> _What you have to do_
Everything from the first line down to the line containing "const y = d3.scaleLinear().domain([0, 100]).range([y0, y0" is to be retyped exactly, both ends included, with pictures left out.

> _Information supplied_

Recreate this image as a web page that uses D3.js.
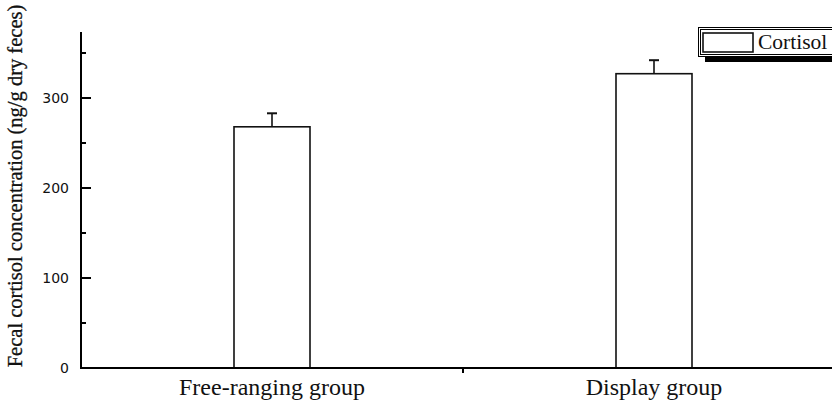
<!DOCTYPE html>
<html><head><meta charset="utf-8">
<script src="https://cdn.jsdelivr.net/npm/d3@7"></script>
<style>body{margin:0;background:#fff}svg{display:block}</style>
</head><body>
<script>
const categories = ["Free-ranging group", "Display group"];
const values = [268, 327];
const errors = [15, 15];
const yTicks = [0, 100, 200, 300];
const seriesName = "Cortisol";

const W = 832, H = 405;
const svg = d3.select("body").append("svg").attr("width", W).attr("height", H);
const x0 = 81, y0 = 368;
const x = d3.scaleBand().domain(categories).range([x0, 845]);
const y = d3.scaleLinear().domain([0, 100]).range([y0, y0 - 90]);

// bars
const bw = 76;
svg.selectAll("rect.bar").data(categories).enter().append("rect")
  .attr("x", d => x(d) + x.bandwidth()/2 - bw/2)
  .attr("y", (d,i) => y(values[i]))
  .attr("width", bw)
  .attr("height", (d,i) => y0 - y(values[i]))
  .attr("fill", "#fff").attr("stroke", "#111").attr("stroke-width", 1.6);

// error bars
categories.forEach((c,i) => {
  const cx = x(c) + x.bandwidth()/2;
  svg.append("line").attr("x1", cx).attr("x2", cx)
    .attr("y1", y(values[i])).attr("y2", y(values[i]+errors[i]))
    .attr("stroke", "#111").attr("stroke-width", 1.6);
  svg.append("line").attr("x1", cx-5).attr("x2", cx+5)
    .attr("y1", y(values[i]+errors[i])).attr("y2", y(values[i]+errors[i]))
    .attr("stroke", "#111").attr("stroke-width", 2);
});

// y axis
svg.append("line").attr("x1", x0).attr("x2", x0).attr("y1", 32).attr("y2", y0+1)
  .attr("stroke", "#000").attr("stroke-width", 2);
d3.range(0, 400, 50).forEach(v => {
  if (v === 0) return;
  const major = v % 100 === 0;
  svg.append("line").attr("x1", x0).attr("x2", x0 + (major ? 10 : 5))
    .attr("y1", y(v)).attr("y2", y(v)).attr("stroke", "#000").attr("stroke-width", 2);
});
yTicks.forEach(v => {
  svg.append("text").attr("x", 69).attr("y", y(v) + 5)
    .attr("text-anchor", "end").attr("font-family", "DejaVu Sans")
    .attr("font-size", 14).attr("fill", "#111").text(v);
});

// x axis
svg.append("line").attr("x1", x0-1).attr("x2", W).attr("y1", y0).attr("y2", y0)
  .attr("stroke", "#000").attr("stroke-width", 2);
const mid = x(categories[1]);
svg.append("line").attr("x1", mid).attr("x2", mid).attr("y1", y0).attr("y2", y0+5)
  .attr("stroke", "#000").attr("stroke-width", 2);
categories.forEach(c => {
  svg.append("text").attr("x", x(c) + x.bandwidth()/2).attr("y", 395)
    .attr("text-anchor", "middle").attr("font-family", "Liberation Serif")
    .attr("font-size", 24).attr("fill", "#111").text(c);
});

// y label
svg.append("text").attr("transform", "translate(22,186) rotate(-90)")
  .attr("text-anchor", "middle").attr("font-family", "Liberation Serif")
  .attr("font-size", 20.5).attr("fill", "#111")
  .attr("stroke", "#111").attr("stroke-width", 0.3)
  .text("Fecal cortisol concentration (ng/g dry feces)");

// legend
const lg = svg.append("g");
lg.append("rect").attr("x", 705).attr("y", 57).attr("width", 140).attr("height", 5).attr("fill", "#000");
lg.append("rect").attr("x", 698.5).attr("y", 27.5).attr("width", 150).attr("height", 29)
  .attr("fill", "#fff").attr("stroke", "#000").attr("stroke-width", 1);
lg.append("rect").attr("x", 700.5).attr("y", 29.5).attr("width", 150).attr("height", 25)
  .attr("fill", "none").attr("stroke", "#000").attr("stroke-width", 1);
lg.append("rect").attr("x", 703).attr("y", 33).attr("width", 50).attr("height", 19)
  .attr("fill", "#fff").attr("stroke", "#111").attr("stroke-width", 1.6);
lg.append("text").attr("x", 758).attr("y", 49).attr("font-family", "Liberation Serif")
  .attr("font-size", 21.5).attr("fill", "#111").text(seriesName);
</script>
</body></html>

> _Solution to this task_
Recreate this image as a web page that uses D3.js.
<!DOCTYPE html>
<html><head><meta charset="utf-8">
<script src="https://cdn.jsdelivr.net/npm/d3@7"></script>
<style>body{margin:0;background:#fff}svg{display:block}</style>
</head><body>
<script>
const categories = ["Free-ranging group", "Display group"];
const values = [268, 327];
const errors = [15, 15];
const yTicks = [0, 100, 200, 300];
const seriesName = "Cortisol";

const W = 832, H = 405;
const svg = d3.select("body").append("svg").attr("width", W).attr("height", H);
const x0 = 81, y0 = 368;
const x = d3.scaleBand().domain(categories).range([x0, 845]);
const y = d3.scaleLinear().domain([0, 100]).range([y0, y0 - 90]);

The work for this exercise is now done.